Jeff meets Chase and Gretel who just bought their first home, a historic stone home with portions built in the 1700s, 1800s and 1990s. They want him to look at their dining room, which sits in the 1800s portion of the home, as well as their kitchen and sunroom, which sit in the more modern addition. This project is a tricky one for Jeff because Gretel wants the floor plan to be more open, but he can't do that without moving stone walls. They also want him to uncover some history, so he attempts to do so by exposing stone on the original exterior wall.
Carpenter Jeff Devlin is called on by John and Karine to do a total restoration of their 1780 spring house, which is in dire need of help. The joists and floorboards are almost completely rotten, and the painted stone is crumbling. Jeff and his team face a number of challenges along the way as they attempt to turn the spring house into a comfortable place for guests to stay. In the end, the historic building is almost unrecognizable, and John and Karine are blown away by the result.
Carpenter Jeff Devlin is recruited by Lisa and Tom to work on their 1737 stone home in Plymouth Meeting, Pennsylvania. They ask him to address two areas of the home, from different eras: the first floor, circa 1737, which they use as a mudroom and entryway; and the kitchen, which was built in the 1800s but looks straight out of the 1980s. Jeff and his team dig into the project, bringing unique historic elements into the entryway room and giving the kitchen an 1800s overhaul. They even look for a hidden hatch in the entryway floor, rumored to be a trapdoor used as part of the Underground Railroad.
Carpenter Jeff Devlin is called on by Meghan and Justin to restore three historic spaces in their 1803 stone farmhouse. Jeff and his team get to work on the dining room, parlor and living room, and they uncover a massive surprise when they start digging into the walls of the parlor. Jeff also works on a custom pie safe, adding a historic piece of furniture to the dining room, and installs a stunning reclaimed tin ceiling in the living room.
Fred and Elizabeth call on carpenter Jeff Devlin to restore two spaces in their 1800s stone home. Their huge living room lacks historic character, and their kitchen sits in a 1950s addition, with dated metal cabinets, knotty pine paneling and linoleum floors. Jeff and his team attempt to expose stone walls in both spaces to bring a dose of history to each room. They give the kitchen farmhouse style and transform the living room into two elegant entertaining spaces complete with a vintage-inspired fireplace mantel and custom library table.
Carpenter Jeff Devlin is recruited by a couple to do a true restoration of the original living room in their 1690s stone home. They also want Jeff and his team to enclose the attached vestibule to create a mudroom, but they'd like it to blend in with the rest of the home with stone walls and vintage windows.
After inheriting a 1700s stone home that's been in the family since 1906, a couple calls on carpenter Jeff Devlin to peel away the dated decor in the entryway and living room to uncover as much of the original history as possible.
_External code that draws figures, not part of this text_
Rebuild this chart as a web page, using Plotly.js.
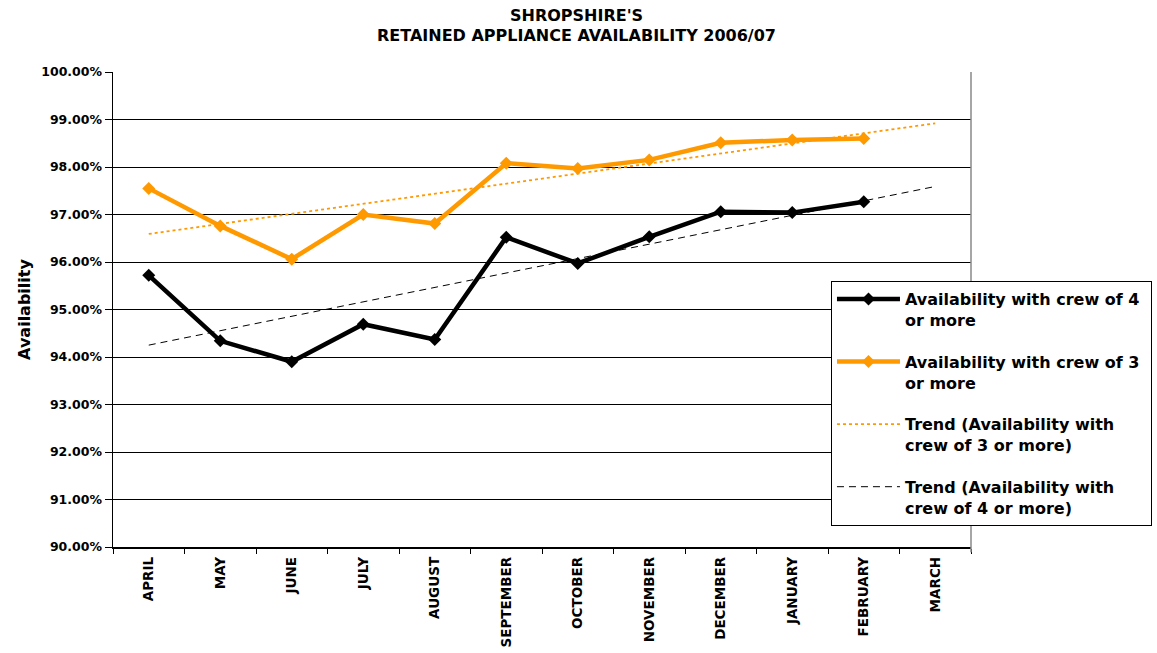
<!DOCTYPE html>
<html>
<head>
<meta charset="utf-8">
<script src="https://cdn.plot.ly/plotly-3.0.1.min.js"></script>
<style>html,body{margin:0;padding:0;background:#fff;}#chart{width:1157px;height:653px;}</style>
</head>
<body>
<div id="chart"></div>
<script>
const months = ['APRIL','MAY','JUNE','JULY','AUGUST','SEPTEMBER','OCTOBER','NOVEMBER','DECEMBER','JANUARY','FEBRUARY','MARCH'];
const crew4 = [95.72, 94.34, 93.90, 94.69, 94.37, 96.52, 95.97, 96.53, 97.06, 97.04, 97.27];
const crew3 = [97.55, 96.76, 96.06, 97.00, 96.81, 98.08, 97.97, 98.15, 98.51, 98.57, 98.60];
const trendMonths = ['APRIL','MARCH'];
const trend3 = [96.59, 98.92];
const trend4 = [94.25, 97.59];
const yTicks = [90,91,92,93,94,95,96,97,98,99,100];
const titleLines = ["SHROPSHIRE'S", 'RETAINED APPLIANCE AVAILABILITY 2006/07'];

const FONT = 'DejaVu Sans, Verdana, sans-serif';

const traces = [
  {x: months.slice(0, crew4.length), y: crew4, type: 'scatter', mode: 'lines+markers',
   name: 'Availability with crew of 4&nbsp;<br>or more', legendgroup: 'a',
   line: {color: '#000000', width: 4.5}, marker: {symbol: 'diamond', size: 10, color: '#000000'}},
  {x: months.slice(0, crew3.length), y: crew3, type: 'scatter', mode: 'lines+markers',
   name: 'Availability with crew of 3<br>or more', legendgroup: 'b',
   line: {color: '#FF9900', width: 4.5}, marker: {symbol: 'diamond', size: 10, color: '#FF9900'}},
  {x: trendMonths, y: trend3, type: 'scatter', mode: 'lines',
   name: 'Trend (Availability with<br>crew of 3 or more)', legendgroup: 'c',
   line: {color: '#FF9900', width: 1.8, dash: '3px,3px'}},
  {x: trendMonths, y: trend4, type: 'scatter', mode: 'lines',
   name: 'Trend (Availability with<br>crew of 4 or more)', legendgroup: 'd',
   line: {color: '#000000', width: 1, dash: '7px,5px'}}
];

const layout = {
  width: 1157, height: 653,
  margin: {l: 113, r: 186, t: 72, b: 106, autoexpand: false},
  paper_bgcolor: '#ffffff', plot_bgcolor: '#ffffff',
  font: {family: FONT, color: '#000000'},
  annotations: [
    {text: titleLines[0], xref: 'paper', yref: 'paper', x: 0.540, y: (547 - 15.5) / 475,
     xanchor: 'center', yanchor: 'middle', showarrow: false,
     font: {family: FONT, size: 16, weight: 'bold', color: '#000'}},
    {text: titleLines[1], xref: 'paper', yref: 'paper', x: 0.540, y: (547 - 35) / 475,
     xanchor: 'center', yanchor: 'middle', showarrow: false,
     font: {family: FONT, size: 16, weight: 'bold', color: '#000'}}
  ],
  xaxis: {
    type: 'category', categoryorder: 'array', categoryarray: months,
    range: [-0.5, 11.5], tickson: 'boundaries', ticks: 'outside', ticklen: 5,
    tickcolor: '#000', tickangle: -90, ticklabelstandoff: 3,
    tickfont: {family: FONT, size: 13.5, weight: 'bold', color: '#000'},
    showline: true, linecolor: '#000', linewidth: 1.5, showgrid: false,
    zeroline: false, fixedrange: true, automargin: false
  },
  yaxis: {
    range: [90, 100], tickvals: yTicks, ticktext: yTicks.map(v => v.toFixed(2) + '%'),
    ticks: 'outside', ticklen: 7, tickcolor: '#000',
    tickfont: {family: FONT, size: 12.5, weight: 'bold', color: '#000'},
    showline: true, linecolor: '#000', linewidth: 1.5,
    showgrid: true, gridcolor: '#000', gridwidth: 1, zeroline: false,
    title: {text: 'Availability', font: {family: FONT, size: 16, weight: 'bold', color: '#000'}, standoff: 6},
    fixedrange: true, automargin: false
  },
  shapes: [
    {type: 'line', xref: 'paper', yref: 'paper', x0: 1, x1: 1, y0: -0.011, y1: 1,
     line: {color: '#888888', width: 1.5}}
  ],
  showlegend: true,
  legend: {
    x: 0.8368, y: (547 - 281) / 475, xanchor: 'left', yanchor: 'top',
    bgcolor: '#ffffff', bordercolor: '#000', borderwidth: 1,
    font: {family: FONT, size: 16, weight: 'bold', color: '#000'},
    traceorder: 'grouped', tracegroupgap: 18, itemwidth: 63, valign: 'top'
  }
};

Plotly.newPlot('chart', traces, layout, {staticPlot: true});
</script>
</body>
</html>
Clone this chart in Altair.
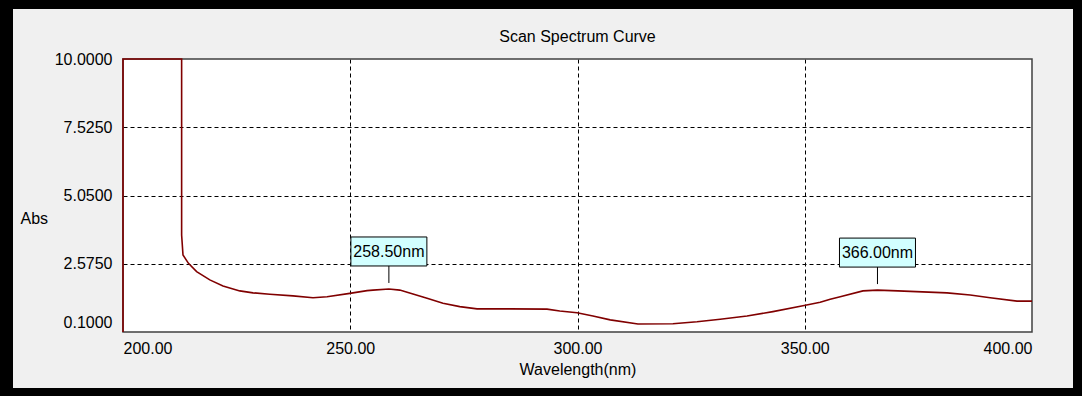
import altair as alt
import pandas as pd

# Scan spectrum: absorbance against wavelength (nm)
wavelength = [200.0, 200.0, 212.9, 212.9, 213.2, 214.4, 216.2, 219.1, 222.0,
              225.7, 228.6, 232.3, 237.4, 241.8, 244.9, 249.9, 253.7, 255.0,
              258.5, 260.9, 263.8, 266.9, 270.4, 274.1, 277.9, 285.1, 293.3,
              296.1, 299.9, 303.4, 307.2, 313.3, 321.0, 326.3, 331.4, 337.3,
              343.0, 349.6, 353.4, 355.6, 357.8, 362.8, 366.0, 370.5, 381.3,
              386.4, 390.8, 396.7, 400.0]
absorbance = [0.10, 10.0, 10.0, 3.62, 2.89, 2.59, 2.29, 1.99, 1.77,
              1.59, 1.52, 1.47, 1.41, 1.34, 1.38, 1.50, 1.60, 1.62,
              1.66, 1.62, 1.48, 1.32, 1.14, 1.02, 0.94, 0.94, 0.93,
              0.86, 0.80, 0.68, 0.54, 0.39, 0.40, 0.47, 0.56, 0.68,
              0.84, 1.05, 1.18, 1.29, 1.38, 1.59, 1.62, 1.59, 1.52,
              1.44, 1.34, 1.22, 1.22]

# Marked peaks
peak_wl = [258.5, 366.0]
peak_abs = [1.66, 1.62]

x_ticks = [200, 250, 300, 350, 400]
y_ticks = [0.1, 2.575, 5.05, 7.525, 10.0]

chart_title = "Scan Spectrum Curve"

FONT = "Liberation Sans"
FS = 16
W, H = 909, 273

curve = pd.DataFrame({"wl": wavelength, "abs": absorbance, "idx": range(len(wavelength))})
peaks = pd.DataFrame({"wl": peak_wl, "abs": peak_abs,
                      "label": [f"{w:.2f}nm" for w in peak_wl]})

x_scale = alt.Scale(domain=[200, 400], nice=False, zero=False)
y_scale = alt.Scale(domain=[0.1, 10.0], nice=False, zero=False)

x_axis = alt.Axis(
    values=x_ticks, format=".2f", title="Wavelength(nm)",
    grid=True, gridDash=[4, 3], gridColor="#000000", gridWidth=1,
    gridOpacity={"condition": {"test": "datum.value == 200 || datum.value == 400", "value": 0}, "value": 1},
    ticks=False, tickSize=0, domain=False, labelPadding=8,
    labelFont=FONT, labelFontSize=FS, labelColor="#000000",
    titleFont=FONT, titleFontSize=FS, titleFontWeight="normal", titleColor="#000000",
    titleY=37, titleBaseline="middle",
)
y_axis = alt.Axis(
    values=y_ticks, format=".4f", title="Abs",
    grid=True, gridDash=[4, 3], gridColor="#000000", gridWidth=1,
    gridOpacity={"condition": {"test": "datum.value < 1 || datum.value > 9.9", "value": 0}, "value": 1},
    ticks=False, tickSize=0, domain=False, labelPadding=11,
    labelOffset={"condition": {"test": "datum.value < 1", "value": -10}, "value": 0},
    labelFont=FONT, labelFontSize=FS, labelColor="#000000",
    titleFont=FONT, titleFontSize=FS, titleFontWeight="normal", titleColor="#000000",
    titleAngle=0, titleX=-103, titleY=159, titleAlign="left", titleBaseline="middle",
)

one = pd.DataFrame({"k": [0]})

# Plot-area border, drawn beneath the curve
border = alt.Chart(one).mark_rect(
    fillOpacity=0, stroke="#404040", strokeWidth=1.5, clip=False,
).encode(x=alt.value(0), x2=alt.value(W), y=alt.value(0), y2=alt.value(H))

line = alt.Chart(curve).mark_line(color="#800000", strokeWidth=1.6, clip=False).encode(
    x=alt.X("wl:Q", scale=x_scale, axis=x_axis),
    y=alt.Y("abs:Q", scale=y_scale, axis=y_axis),
    order="idx:Q",
)

box = alt.Chart(peaks).mark_rect(
    fill="#d2ffff", stroke="#000000", strokeWidth=1,
    xOffset=-38, x2Offset=38, yOffset=-52, y2Offset=-23,
).encode(x="wl:Q", x2="wl:Q", y="abs:Q", y2="abs:Q")

stem = alt.Chart(peaks).mark_rule(
    color="#000000", strokeWidth=1, yOffset=-23, y2Offset=-6,
).encode(x="wl:Q", y="abs:Q", y2="abs:Q")

label = alt.Chart(peaks).mark_text(
    font=FONT, fontSize=FS, color="#000000", baseline="middle", align="center", yOffset=-37,
).encode(x="wl:Q", y="abs:Q", text="label:N")

# Chart heading, centred over the plot area
heading = alt.Chart(one).mark_text(
    text=chart_title, font=FONT, fontSize=FS, color="#000000",
    align="center", baseline="middle",
).encode(x=alt.value(W / 2), y=alt.value(-22))

# Black window frame around the chart
def frame(x1, x2, y1, y2):
    return alt.Chart(one).mark_rect(color="#000000", clip=False).encode(
        x=alt.value(x1), x2=alt.value(x2), y=alt.value(y1), y2=alt.value(y2))

frames = [
    frame(-123, -110, -59, 337),
    frame(950, 959, -59, 337),
    frame(-123, 959, -59, -50),
    frame(-123, 959, 329, 337),
]

chart = alt.layer(border, line, box, stem, label, heading, *frames).properties(
    width=W, height=H,
    background="#f0f0f0",
    padding={"left": 123, "top": 59, "right": 50, "bottom": 64},
    autosize=alt.AutoSizeParams(type="none"),
).configure_view(fill="#ffffff", strokeWidth=0)

chart.save("out.html", embed_options={"renderer": "svg", "actions": False})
Jeff and his team dig into the fireplaces in both rooms, refinish the wood flooring and open up an old staircase, sourcing antique spindles and a newel post to build a new railing.
A mother and daughter bring Jeff Devlin in to restore two rooms in the original portion of their 1751 stone home. Jeff and his team dive right in, giving the dining room a slightly formal farmhouse feel. The team then achieves a rustic and refined style in the bathroom that blows the owners away.